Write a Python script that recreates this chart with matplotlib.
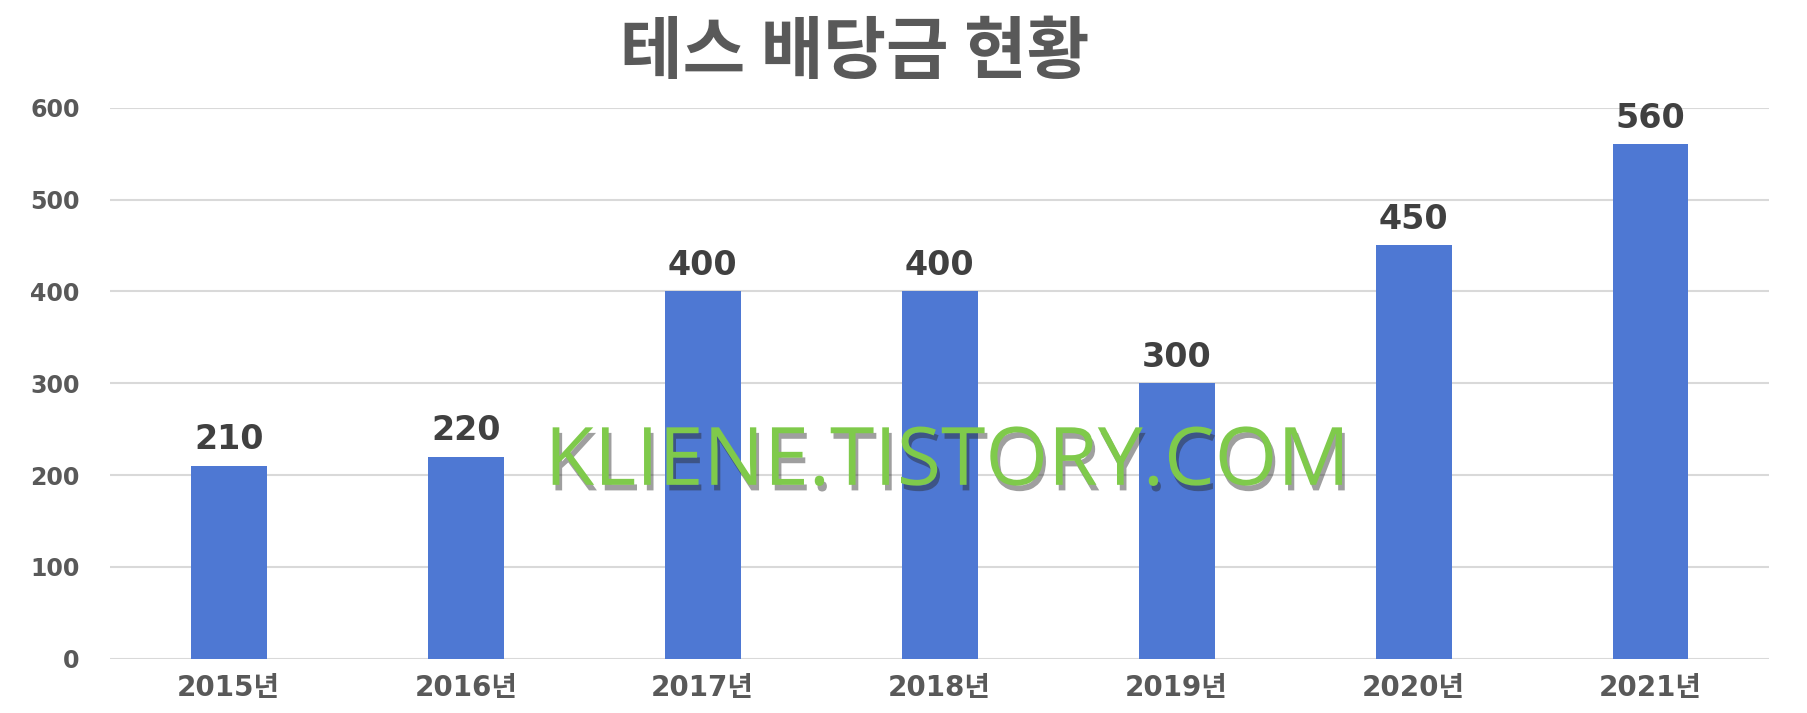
import matplotlib
matplotlib.use("Agg")
import matplotlib.pyplot as plt
import matplotlib.patheffects as pe

# 데이터
years = ['2015년', '2016년', '2017년', '2018년', '2019년', '2020년', '2021년']
dividends = [210, 220, 400, 400, 300, 450, 560]
yticks = [0, 100, 200, 300, 400, 500, 600]

plt.rcParams['font.family'] = ['DejaVu Sans', 'Noto Sans CJK KR']

fig = plt.figure(figsize=(18.07, 7.13), dpi=100)
ax = fig.add_axes([0.061, 0.076, 0.918, 0.773])

x = list(range(len(years)))
ax.bar(x, dividends, width=0.32, color='#4e78d3', zorder=2)

for xi, v in zip(x, dividends):
    ax.annotate(str(v), (xi, v), xytext=(0, 7), textcoords='offset points',
                ha='center', va='bottom', fontsize=24, fontweight='bold',
                color='#404040')

ax.set_xlim(-0.5, 6.5)
ax.set_ylim(0, 600)
ax.set_yticks(yticks)
ax.set_xticks(x)
ax.set_xticklabels(years)
ax.yaxis.grid(True, color='#d9d9d9', linewidth=1.5, zorder=0)
ax.set_axisbelow(True)
for s in ax.spines.values():
    s.set_visible(False)
ax.tick_params(axis='both', length=0, colors='#595959')
ax.tick_params(axis='y', pad=22, labelsize=17)
ax.tick_params(axis='x', pad=11, labelsize=20)
for lbl in ax.get_xticklabels() + ax.get_yticklabels():
    lbl.set_fontweight('bold')

# 제목
fig.text(0.473, 0.925, '테스 배당금 현황', ha='center', va='center',
         fontsize=49, fontweight='heavy', color='#595959',
         family=['Noto Sans CJK KR', 'DejaVu Sans'])

# 워터마크
fig.text(0.524, 0.32, 'KLIENE.TISTORY.COM', ha='center', va='baseline',
         fontsize=58, color='#7fca4b', family=['Open Sans', 'DejaVu Sans'],
         path_effects=[pe.withSimplePatchShadow(offset=(2, -4), shadow_rgbFace='#2a2a2a', alpha=0.45)])

fig.savefig('out.png', dpi=100)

WORK TO COMPLETE →
Transcribe the material exactly, keeping every word and none of the pictures.

REPLY →
Write a Python script that recreates this chart with matplotlib.
import matplotlib
matplotlib.use("Agg")
import matplotlib.pyplot as plt
import matplotlib.patheffects as pe

# 데이터
years = ['2015년', '2016년', '2017년', '2018년', '2019년', '2020년', '2021년']
dividends = [210, 220, 400, 400, 300, 450, 560]
yticks = [0, 100, 200, 300, 400, 500, 600]

plt.rcParams['font.family'] = ['DejaVu Sans', 'Noto Sans CJK KR']

fig = plt.figure(figsize=(18.07, 7.13), dpi=100)
ax = fig.add_axes([0.061, 0.076, 0.918, 0.773])

x = list(range(len(years)))
ax.bar(x, dividends, width=0.32, color='#4e78d3', zorder=2)

for xi, v in zip(x, dividends):
    ax.annotate(str(v), (xi, v), xytext=(0, 7), textcoords='offset points',
                ha='center', va='bottom', fontsize=24, fontweight='bold',
                color='#404040')

ax.set_xlim(-0.5, 6.5)
ax.set_ylim(0, 600)
ax.set_yticks(yticks)
ax.set_xticks(x)
ax.set_xticklabels(years)
ax.yaxis.grid(True, color='#d9d9d9', linewidth=1.5, zorder=0)
ax.set_axisbelow(True)
for s in ax.spines.values():
    s.set_visible(False)
ax.tick_params(axis='both', length=0, colors='#595959')
ax.tick_params(axis='y', pad=22, labelsize=17)
ax.tick_params(axis='x', pad=11, labelsize=20)
for lbl in ax.get_xticklabels() + ax.get_yticklabels():
    lbl.set_fontweight('bold')

# 제목
fig.text(0.473, 0.925, '테스 배당금 현황', ha='center', va='center',
         fontsize=49, fontweight='heavy', color='#595959',
         family=['Noto Sans CJK KR', 'DejaVu Sans'])

# 워터마크
fig.text(0.524, 0.32, 'KLIENE.TISTORY.COM', ha='center', va='baseline',
         fontsize=58, color='#7fca4b', family=['Open Sans', 'DejaVu Sans'],
         path_effects=[pe.withSimplePatchShadow(offset=(2, -4), shadow_rgbFace='#2a2a2a', alpha=0.45)])

fig.savefig('out.png', dpi=100)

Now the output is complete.